→ Problem: Write out word for word each line of the records, beginning at the first and stopping after the line with "from matplotlib.patches import Rectangle". Leave the pictures out.

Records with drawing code
START
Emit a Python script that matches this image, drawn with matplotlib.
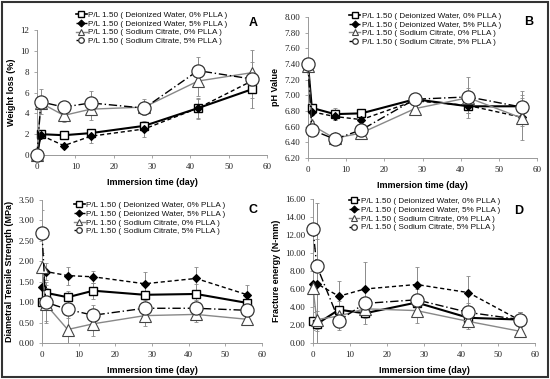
import matplotlib
matplotlib.use("Agg")
import matplotlib.pyplot as plt
from matplotlib.lines import Line2D
from matplotlib.patches import Rectangle

days = [0, 1, 7, 14, 28, 42, 56]
series_labels = [
    "P/L 1.50 ( Deionized Water, 0% PLLA )",
    "P/L 1.50 ( Deionized Water, 5% PLLA )",
    "P/L 1.50 ( Sodium Citrate, 0% PLLA )",
    "P/L 1.50 ( Sodium Citrate, 5% PLLA )",
]

# Panel A: weight loss (%)
wl_di0 = [0.0, 2.0, 1.9, 2.1, 2.8, 4.5, 6.3]
wl_di5 = [0.0, 1.9, 0.9, 1.8, 2.5, 4.5, 7.1]
wl_sc0 = [0.0, 5.0, 3.8, 4.4, 4.6, 7.1, 7.9]
wl_sc5 = [0.0, 5.1, 4.6, 5.0, 4.5, 8.1, 7.3]
wl_di0_err = [0.1, 0.3, 0.3, 0.4, 0.4, 0.9, 0.8]
wl_di5_err = [0.1, 0.3, 0.2, 0.6, 0.8, 1.0, 0.6]
wl_sc0_err = [0.1, 0.5, 0.6, 1.0, 0.8, 1.4, 1.0]
wl_sc5_err = [0.1, 1.2, 0.5, 1.1, 0.5, 1.3, 2.8]

# Panel B: pH value
ph_di0 = [7.40, 6.84, 6.76, 6.77, 6.95, 6.86, 6.86]
ph_di5 = [7.40, 6.79, 6.73, 6.69, 6.93, 6.87, 6.72]
ph_sc0 = [7.38, 6.62, 6.45, 6.52, 6.83, 6.97, 6.71]
ph_sc5 = [7.40, 6.56, 6.44, 6.56, 6.95, 6.98, 6.85]
ph_di0_err = [0.02, 0.03, 0.08, 0.05, 0.05, 0.08, 0.10]
ph_di5_err = [0.02, 0.04, 0.05, 0.05, 0.06, 0.10, 0.29]
ph_sc0_err = [0.02, 0.05, 0.07, 0.05, 0.08, 0.26, 0.10]
ph_sc5_err = [0.02, 0.06, 0.06, 0.06, 0.05, 0.12, 0.20]

# Panel C: diametral tensile strength (MPa)
dts_di0 = [1.00, 1.23, 1.12, 1.28, 1.18, 1.20, 0.98]
dts_di5 = [1.37, 1.75, 1.65, 1.62, 1.45, 1.58, 1.18]
dts_sc0 = [1.85, 0.95, 0.33, 0.47, 0.67, 0.70, 0.58]
dts_sc5 = [2.70, 1.00, 0.82, 0.68, 0.85, 0.85, 0.80]
dts_di0_err = [0.10, 0.20, 0.15, 0.20, 0.25, 0.25, 0.15]
dts_di5_err = [0.25, 0.22, 0.22, 0.15, 0.28, 0.28, 0.25]
dts_sc0_err = [0.35, 0.40, 0.35, 0.30, 0.25, 0.18, 0.10]
dts_sc5_err = [0.55, 0.50, 0.20, 0.25, 0.20, 0.20, 0.15]

# Panel D: fracture energy (N-mm)
fe_di0 = [2.5, 2.1, 3.7, 3.3, 4.5, 2.8, 2.6]
fe_di5 = [6.6, 6.6, 5.2, 6.0, 6.5, 5.6, 2.5]
fe_sc0 = [6.1, 2.6, 3.0, 3.8, 3.6, 2.4, 1.3]
fe_sc5 = [12.7, 8.6, 2.5, 4.4, 4.8, 3.4, 2.6]
fe_di0_err = [1.0, 0.8, 1.0, 1.2, 1.5, 0.8, 0.8]
fe_di5_err = [4.0, 9.0, 1.7, 3.0, 2.0, 1.8, 1.0]
fe_sc0_err = [2.0, 1.0, 1.0, 1.0, 1.4, 0.8, 0.5]
fe_sc5_err = [3.5, 3.0, 1.0, 1.5, 1.5, 1.0, 0.8]

styles = [
    dict(color="black", lw=1.5, ls="-", marker="s", ms=5.5, mfc="white", mec="black", mew=1.0),
    dict(color="black", lw=1.0, ls=(0, (3, 2)), marker="D", ms=3.8, mfc="black", mec="black", mew=0.8),
    dict(color="#888888", lw=1.0, ls="-", marker="^", ms=9, mfc="white", mec="#444444", mew=0.8),
    dict(color="black", lw=1.0, ls=(0, (6, 2, 1, 2)), marker="o", ms=9.5, mfc="white", mec="#333333", mew=0.9),
]
legend_ms = [4, 3.5, 4, 4]

W, H = 550, 379
fig = plt.figure(figsize=(W / 100, H / 100), dpi=100)

def px_axes(l, r, t, b):
    return fig.add_axes([l / W, (H - b) / H, (r - l) / W, (b - t) / H])

tick_font = {"family": "Liberation Serif", "size": 6.5}
label_font = {"family": "Liberation Sans", "size": 6.5, "weight": "bold"}

panels = [
    dict(box=(37, 267, 30, 155), data=[wl_di0, wl_di5, wl_sc0, wl_sc5],
         err=[wl_di0_err, wl_di5_err, wl_sc0_err, wl_sc5_err],
         ylim=(0, 12), yticks=[0, 2, 4, 6, 8, 10, 12], fmt="{:.0f}",
         ylabel="Weight loss (%)", letter="A", letter_pos=(0.94, 1.056),
         leg=(0.17, 1.15)),
    dict(box=(308, 537, 17, 158), data=[ph_di0, ph_di5, ph_sc0, ph_sc5],
         err=[ph_di0_err, ph_di5_err, ph_sc0_err, ph_sc5_err],
         ylim=(6.2, 8.0), yticks=[6.2, 6.4, 6.6, 6.8, 7.0, 7.2, 7.4, 7.6, 7.8, 8.0], fmt="{:.2f}",
         ylabel="pH Value", letter="B", letter_pos=(0.965, 0.965),
         leg=(0.18, 1.035)),
    dict(box=(42, 262, 200, 343), data=[dts_di0, dts_di5, dts_sc0, dts_sc5],
         err=[dts_di0_err, dts_di5_err, dts_sc0_err, dts_sc5_err],
         ylim=(0, 3.5), yticks=[0, 0.5, 1.0, 1.5, 2.0, 2.5, 3.0, 3.5], fmt="{:.2f}",
         ylabel="Diametral Tensile Strength (MPa)", letter="C", letter_pos=(0.96, 0.93),
         leg=(0.145, 0.99)),
    dict(box=(313, 535, 199, 343), data=[fe_di0, fe_di5, fe_sc0, fe_sc5],
         err=[fe_di0_err, fe_di5_err, fe_sc0_err, fe_sc5_err],
         ylim=(0, 16), yticks=[0, 2, 4, 6, 8, 10, 12, 14, 16], fmt="{:.2f}",
         ylabel="Fracture energy (N-mm)", letter="D", letter_pos=(0.925, 0.92),
         leg=(0.16, 1.01)),
]

for p in panels:
    ax = px_axes(*p["box"])
    for ys, es, st in zip(p["data"], p["err"], styles):
        ax.errorbar(days, ys, yerr=es, fmt="none", ecolor="#8a8a8a", elinewidth=0.7,
                    capsize=1.5, capthick=0.6, zorder=1)
        ax.plot(days, ys, zorder=3, clip_on=False, **st)
    ax.set_xlim(0, 60)
    ax.set_ylim(*p["ylim"])
    ax.set_xticks([0, 10, 20, 30, 40, 50, 60])
    ax.set_yticks(p["yticks"])
    ax.set_yticklabels([p["fmt"].format(v) for v in p["yticks"]], fontdict=tick_font)
    ax.set_xticklabels([str(v) for v in [0, 10, 20, 30, 40, 50, 60]], fontdict=tick_font)
    for s in ("top", "right"):
        ax.spines[s].set_visible(False)
    for s in ("left", "bottom"):
        ax.spines[s].set_color("#999999")
        ax.spines[s].set_linewidth(0.7)
    ax.tick_params(axis="both", direction="out", length=2.5, width=0.6, color="#999999",
                   pad=3, labelcolor="#222222")
    ax.set_xlabel("Immersion time (day)", fontdict=label_font, labelpad=5)
    ax.set_ylabel(p["ylabel"], fontdict=label_font, labelpad=3)
    ax.text(p["letter_pos"][0], p["letter_pos"][1], p["letter"], transform=ax.transAxes,
            fontsize=9, fontweight="bold", family="Liberation Sans", ha="center", va="center")
    handles = []
    for st, ms in zip(styles, legend_ms):
        d = dict(st)
        d["ms"] = ms
        d["lw"] = min(st["lw"], 1.2)
        handles.append(Line2D([], [], **d))
    leg = ax.legend(handles, series_labels, loc="upper left", bbox_to_anchor=p["leg"],
                    frameon=False, prop={"family": "Liberation Sans", "size": 5.9},
                    handlelength=1.3, handletextpad=0.2, labelspacing=0.12,
                    borderpad=0.0, borderaxespad=0.0)
    for t in leg.get_texts():
        t.set_color("#111111")

fig.patches.append(Rectangle((0.004, 0.004), 0.992, 0.992, transform=fig.transFigure,
                             fill=False, edgecolor="#333333", linewidth=1.5))

fig.savefig("out.png", dpi=100)
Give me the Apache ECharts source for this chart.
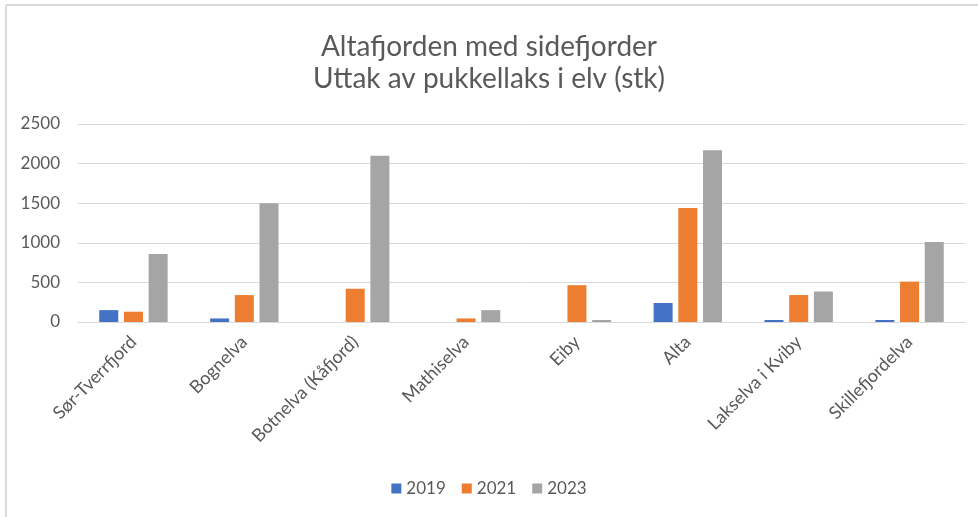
<!DOCTYPE html>
<html>
<head>
<meta charset="utf-8">
<script src="https://cdn.jsdelivr.net/npm/echarts@6/dist/echarts.min.js"></script>
<style>
  html, body { margin: 0; padding: 0; background: #fff; }
  #chart { width: 978px; height: 517px; }
</style>
</head>
<body>
<div id="chart"></div>
<script>
// elver langs Altafjorden
var rivers = ['Sør-Tverrfjord', 'Bognelva', 'Botnelva (Kåfjord)', 'Mathiselva', 'Eiby', 'Alta', 'Lakselva i Kviby', 'Skillefjordelva'];
var years = ['2019', '2021', '2023'];
var catch2019 = [150, 45, 0, 0, 0, 240, 25, 25];
var catch2021 = [130, 340, 420, 45, 465, 1440, 340, 510];
var catch2023 = [860, 1500, 2100, 150, 25, 2170, 385, 1010];
var colors = ['#4472C4', '#ED7D31', '#A5A5A5'];

var chart = echarts.init(document.getElementById('chart'), null, { renderer: 'canvas' });
var textColor = '#595959';
var font = 'Lato, "Open Sans", sans-serif';

var seriesData = [catch2019, catch2021, catch2023];
var series = [];
for (var i = 0; i < years.length; i++) {
  series.push({
    name: years[i],
    type: 'bar',
    data: seriesData[i],
    barWidth: 19,
    barGap: '30%',
    itemStyle: { color: colors[i] }
  });
}

chart.setOption({
  animation: false,
  backgroundColor: '#fff',
  textStyle: { fontFamily: font },
  title: {
    text: 'Altafjorden med sidefjorder\nUttak av pukkellaks i elv (stk)',
    left: 'center',
    top: 26,
    textStyle: { color: textColor, fontSize: 28, fontWeight: 'normal', lineHeight: 32, fontFamily: font }
  },
  legend: {
    data: years,
    bottom: 15,
    left: 'center',
    icon: 'rect',
    itemWidth: 10,
    itemHeight: 10,
    itemGap: 16,
    textStyle: { color: textColor, fontSize: 17, fontFamily: font }
  },
  grid: { left: 78, right: 13, top: 124, bottom: 195 },
  xAxis: {
    type: 'category',
    data: rivers,
    axisLine: { lineStyle: { color: '#d9d9d9' } },
    axisTick: { show: false },
    axisLabel: { color: textColor, fontSize: 18, rotate: 45, interval: 0, margin: 17, fontFamily: font }
  },
  yAxis: {
    type: 'value',
    min: 0,
    max: 2500,
    interval: 500,
    axisLine: { show: false },
    axisTick: { show: false },
    splitLine: { lineStyle: { color: '#d9d9d9' } },
    axisLabel: { color: textColor, fontSize: 17, margin: 18, fontFamily: font, formatter: function (v) { return String(v); } }
  },
  graphic: [
    { type: 'line', shape: { x1: 6, y1: 5, x2: 978, y2: 5 }, style: { stroke: '#d9d9d9', lineWidth: 2 } },
    { type: 'line', shape: { x1: 6, y1: 5, x2: 6, y2: 517 }, style: { stroke: '#d9d9d9', lineWidth: 2 } }
  ],
  series: series
});
</script>
</body>
</html>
END
→ Result:
Emit a Python script that matches this image, drawn with matplotlib.
import matplotlib
matplotlib.use("Agg")
import matplotlib.pyplot as plt
from matplotlib.lines import Line2D
from matplotlib.patches import Rectangle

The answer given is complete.